ISLAMABAD: Qatar’s Minister of State for Foreign Affairs Dr. Mohammed bin Abdulaziz Al-Khulaifi will arrive in Pakistan today to meet with Prime Minister Shehbaz Sharif and other officials, as the government actively seeks foreign investment to tackle financial challenges.
Pakistan has welcomed numerous foreign officials and business delegations in recent weeks, encouraging local partnerships and asking them to explore investment opportunities across various economic sectors.
A Saudi business delegation, consisting of senior representatives from nearly 35 companies, recently concluded their visit to Pakistan, during which they held several business-to-business meetings.
Additionally, Prime Minister Shehbaz Sharif met with a group of Japanese industrialists, urging them to invest in Pakistan’s nascent electric car industry.
The country is also expecting the visit of Saudi Crown Prince Mohammed bin Salman later this month, hoping it would bring several billion dollars in investments.
“The Minister of State for Foreign Affairs of the State of Qatar, Dr. Mohammed bin Abdulaziz Al-Khulaifi will visit Pakistan on 9 May 2024, as a special envoy of the Prime Minister and Foreign Minister of the State of Qatar Sheikh Mohammed bin Abdulrehman bin Jassim Al Thani,” the foreign office said in a statement.
“In Islamabad, the Minister of State will call on Prime Minister Muhammad Shehbaz Sharif and on Deputy Prime Minister and the Foreign Minister Mohammad Ishaq Dar,” it continued. “Pakistan and Qatar have longstanding and multifaceted bilateral relations characterized by high-level exchanges and visits.”
The foreign office did not divulge specific details about the agenda of the visit. However, Pakistan has expressed interest in Qatar’s information technology sector and sent the first delegation of IT professionals to Qatar last December.
Many countries in the Gulf region are diversifying their economies beyond oil and gas by investing in technology sectors, creating innovation hubs and developing digital infrastructure to boost various industries.

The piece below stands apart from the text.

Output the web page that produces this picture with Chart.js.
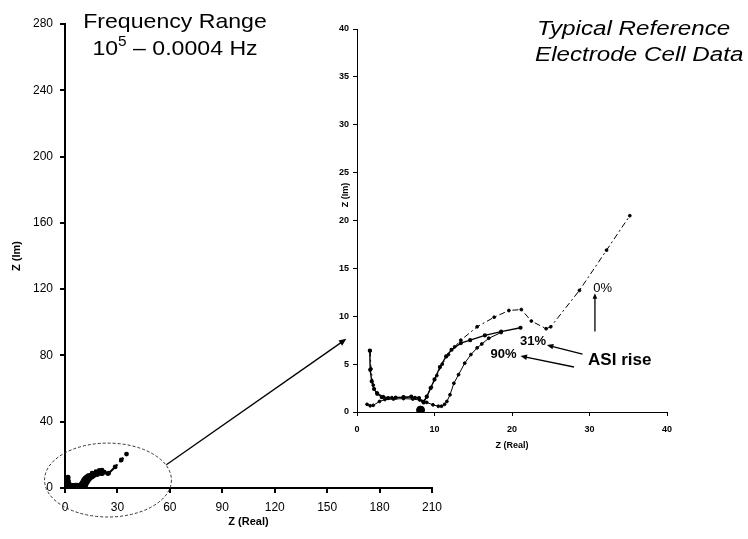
<!DOCTYPE html>
<html>
<head>
<meta charset="utf-8">
<script src="https://cdn.jsdelivr.net/npm/chart.js@4.4.1/dist/chart.umd.min.js"></script>
<style>
  html, body { margin: 0; padding: 0; background: #fff; }
  #wrap { position: relative; width: 748px; height: 539px; }
  #wrap canvas { position: absolute; left: 0; top: 0; }
</style>
</head>
<body>
<div id="wrap">
  <canvas id="main" width="748" height="539"></canvas>
  <canvas id="inset" width="748" height="539"></canvas>
</div>
<script>
// Nyquist data: Z(Real) vs Z(Im)
// 0% ASI rise (dash-dot curve)
const x0 = [1.7, 1.8, 2.1, 2.6, 3.4, 4.5, 6.0, 7.5, 8.5, 9.0, 9.6, 10.3, 11.0, 11.8, 12.6, 13.4, 15.5, 17.7, 19.6, 21.2, 22.5, 24.4, 25.0, 28.7, 32.2, 35.2];
const y0 = [6.4, 4.5, 2.8, 2.0, 1.6, 1.5, 1.55, 1.5, 1.1, 1.6, 2.6, 3.8, 5.0, 6.0, 6.8, 7.5, 8.9, 9.9, 10.6, 10.7, 9.5, 8.7, 8.9, 12.7, 16.9, 20.5];
// 31% ASI rise
const x31 = [1.65, 1.7, 1.9, 2.2, 2.6, 3.2, 4.0, 5.0, 6.0, 7.0, 8.0, 8.6, 9.0, 9.5, 10.0, 10.7, 11.5, 12.2, 13.4, 14.6, 16.5, 18.6, 21.1];
const y31 = [6.4, 4.4, 3.2, 2.4, 1.9, 1.55, 1.45, 1.5, 1.55, 1.6, 1.45, 1.0, 1.6, 2.5, 3.4, 4.7, 5.8, 6.5, 7.2, 7.5, 8.0, 8.4, 8.8];
// 90% ASI rise
const x90 = [1.3, 1.7, 2.1, 2.9, 3.6, 4.7, 6.0, 7.2, 8.1, 9.0, 9.8, 10.5, 10.9, 11.3, 11.6, 12.0, 12.5, 13.1, 13.9, 14.7, 15.5, 16.1, 17.0, 18.6];
const y90 = [0.8, 0.65, 0.7, 1.1, 1.3, 1.35, 1.4, 1.35, 1.25, 1.0, 0.75, 0.6, 0.6, 0.8, 1.1, 1.8, 3.0, 3.9, 5.1, 6.0, 6.7, 7.1, 7.7, 8.3];
// big marker near the real axis
const xMark = [8.2];
const yMark = [0.2];

// axis ranges / tick steps
const mainX = [0, 210, 30];
const mainY = [0, 280, 40];
const insetX = [0, 40, 10];
const insetY = [0, 40, 5];

const FONT = '"Liberation Sans", Arial, sans-serif';

function pts(xs, ys) {
    return xs.map((x, i) => ({x: x, y: ys[i]}));
}

function makeSets(lw) {
    return [
        {data: pts(x0, y0), showLine: true, borderColor: '#000', backgroundColor: '#000',
         borderWidth: lw, borderDash: [6, 3, 2, 3], pointRadius: 1.4},
        {data: pts(x31, y31), showLine: true, borderColor: '#000', backgroundColor: '#000',
         borderWidth: lw + 0.4, pointRadius: 1.4},
        {data: pts(x90, y90), showLine: true, borderColor: '#000', backgroundColor: '#000',
         borderWidth: lw, pointRadius: 1.4},
        {data: pts(xMark, yMark), showLine: false, backgroundColor: '#000', borderColor: '#000',
         pointRadius: 4}
    ];
}

function arrow(ctx, x1, y1, x2, y2, head, lw) {
    var a = Math.atan2(y2 - y1, x2 - x1);
    ctx.save();
    ctx.strokeStyle = '#000';
    ctx.fillStyle = '#000';
    ctx.lineWidth = lw;
    ctx.setLineDash([]);
    ctx.beginPath();
    ctx.moveTo(x1, y1);
    ctx.lineTo(x2 - Math.cos(a) * head * 0.6, y2 - Math.sin(a) * head * 0.6);
    ctx.stroke();
    ctx.beginPath();
    ctx.moveTo(x2, y2);
    ctx.lineTo(x2 - head * Math.cos(a - 0.4), y2 - head * Math.sin(a - 0.4));
    ctx.lineTo(x2 - head * Math.cos(a + 0.4), y2 - head * Math.sin(a + 0.4));
    ctx.closePath();
    ctx.fill();
    ctx.restore();
}

// the scan is a little stretched sideways, so widen the captions to suit
function wideText(ctx, txt, x, y, sx) {
    ctx.save();
    ctx.translate(x, y);
    ctx.scale(sx, 1);
    ctx.fillText(txt, 0, 0);
    ctx.restore();
}

function axisOpts(range, title, size, isX, tickPad, titlePad, fit) {
    return {
        type: 'linear',
        min: range[0], max: range[1],
        afterFit: function (s) { if (isX) s.height = fit; else s.width = fit; },
        ticks: {stepSize: range[2], color: '#000', padding: tickPad, maxRotation: 0,
                font: {family: FONT, size: size.tick, weight: size.bold ? 'bold' : 'normal'}},
        grid: {drawOnChartArea: false, color: '#000', tickLength: size.tickLen, lineWidth: size.line},
        border: {color: '#000', width: size.line},
        title: {display: !!title, text: title, color: '#000', padding: titlePad,
                font: {family: FONT, size: size.title, weight: 'bold'}}
    };
}

// main chart: ellipse, pointer arrow and captions
var mainDeco = {
    id: 'mainDeco',
    afterDatasetsDraw: function (chart) {
        var ctx = chart.ctx, xs = chart.scales.x, ys = chart.scales.y;
        var cx = xs.getPixelForValue(24.6), cy = ys.getPixelForValue(4.8);
        var rx = xs.getPixelForValue(24.6 + 36.3) - cx;
        var ry = cy - ys.getPixelForValue(4.8 + 22.3);
        ctx.save();
        ctx.strokeStyle = '#333';
        ctx.lineWidth = 1;
        ctx.setLineDash([3, 2]);
        ctx.beginPath();
        ctx.ellipse(cx, cy, rx, ry, 0, 0, Math.PI * 2);
        ctx.stroke();
        ctx.restore();

        arrow(ctx, xs.getPixelForValue(58), ys.getPixelForValue(14),
              xs.getPixelForValue(161), ys.getPixelForValue(90), 8, 1.3);

        ctx.save();
        ctx.fillStyle = '#000';
        ctx.textBaseline = 'alphabetic';
        ctx.textAlign = 'left';
        var k = 1.1;
        ctx.font = '21px ' + FONT;
        var wt = ctx.measureText('Frequency Range').width * k;
        wideText(ctx, 'Frequency Range', 175 - wt / 2, 28, k);

        var big = '21px ' + FONT, small = '14px ' + FONT;
        ctx.font = big;
        var w1 = ctx.measureText('10').width * k;
        var w3 = ctx.measureText(' \u2013 0.0004 Hz').width * k;
        ctx.font = small;
        var w2 = ctx.measureText('5').width * k;
        var sx = 175 - (w1 + w2 + w3) / 2;
        ctx.font = big;
        wideText(ctx, '10', sx, 55, k);
        ctx.font = small;
        wideText(ctx, '5', sx + w1, 46, k);
        ctx.font = big;
        wideText(ctx, ' \u2013 0.0004 Hz', sx + w1 + w2, 55, k);

        ctx.font = 'italic 20px ' + FONT;
        wideText(ctx, 'Typical Reference', 537, 35, 1.21);
        wideText(ctx, 'Electrode Cell Data', 535, 61, 1.21);
        ctx.restore();
    }
};

// inset: ASI rise labels and arrows
var insetDeco = {
    id: 'insetDeco',
    afterDatasetsDraw: function (chart) {
        var ctx = chart.ctx, xs = chart.scales.x, ys = chart.scales.y;
        var px = v => xs.getPixelForValue(v), py = v => ys.getPixelForValue(v);
        arrow(ctx, px(30.7), py(8.4), px(30.7), py(12.4), 6, 1.3);
        arrow(ctx, px(29.1), py(6.05), px(24.5), py(7.0), 7, 1.3);
        arrow(ctx, px(28.0), py(4.7), px(21.1), py(5.85), 7, 1.3);
        ctx.save();
        ctx.fillStyle = '#000';
        ctx.textAlign = 'center';
        ctx.textBaseline = 'middle';
        ctx.font = '13px ' + FONT;
        ctx.fillText('0%', px(31.7), py(12.95));
        ctx.font = 'bold 13px ' + FONT;
        ctx.fillText('31%', px(22.7), py(7.4));
        ctx.fillText('90%', px(18.9), py(6.05));
        ctx.font = 'bold 17px ' + FONT;
        ctx.fillText('ASI rise', px(33.9), py(5.4));
        // y title sits above the middle of the axis on the scan
        ctx.translate(346, 195);
        ctx.rotate(-Math.PI / 2);
        ctx.font = 'bold 9px ' + FONT;
        ctx.fillText('Z (Im)', 0, 0);
        ctx.restore();
    }
};

var mainSize = {tick: 12, title: 11, tickLen: 5, line: 2, bold: false};
new Chart(document.getElementById('main'), {
    type: 'scatter',
    data: {datasets: makeSets(2)},
    options: {
        responsive: false, animation: false, events: [],
        layout: {padding: {left: 0, top: 24, right: 316, bottom: 0}},
        plugins: {legend: {display: false}, tooltip: {enabled: false}},
        scales: {
            x: axisOpts(mainX, 'Z (Real)', mainSize, true, 7, {top: 0, bottom: 10}, 51),
            y: axisOpts(mainY, 'Z (Im)', mainSize, false, 7, {top: 10, bottom: 0}, 65)
        }
    },
    plugins: [mainDeco]
});

var insetSize = {tick: 9, title: 9, tickLen: 4, line: 1, bold: true};
new Chart(document.getElementById('inset'), {
    type: 'scatter',
    data: {datasets: makeSets(1)},
    options: {
        responsive: false, animation: false, events: [],
        layout: {padding: {left: 327, top: 29, right: 81, bottom: 82}},
        plugins: {legend: {display: false}, tooltip: {enabled: false}},
        scales: {
            x: axisOpts(insetX, 'Z (Real)', insetSize, true, 8, {top: 0, bottom: 6}, 45),
            y: axisOpts(insetY, '', insetSize, false, 4, 0, 30)
        }
    },
    plugins: [insetDeco]
});
</script>
</body>
</html>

The strategic shift includes a significant emphasis on adopting advanced digital technologies, such as AI, cloud computing and cybersecurity, with the goal of transforming these nations into knowledge-based economies.
Qatar has also moved in this direction by investing in tech startups and committing to host technologically advanced events such as the FIFA World Cup 2022.
Qatar has also been working actively to promote peace in regions like Afghanistan and, more recently, Gaza.
These issues have been central to Pakistan’s diplomatic engagements, and the two countries have discussed them in past meetings.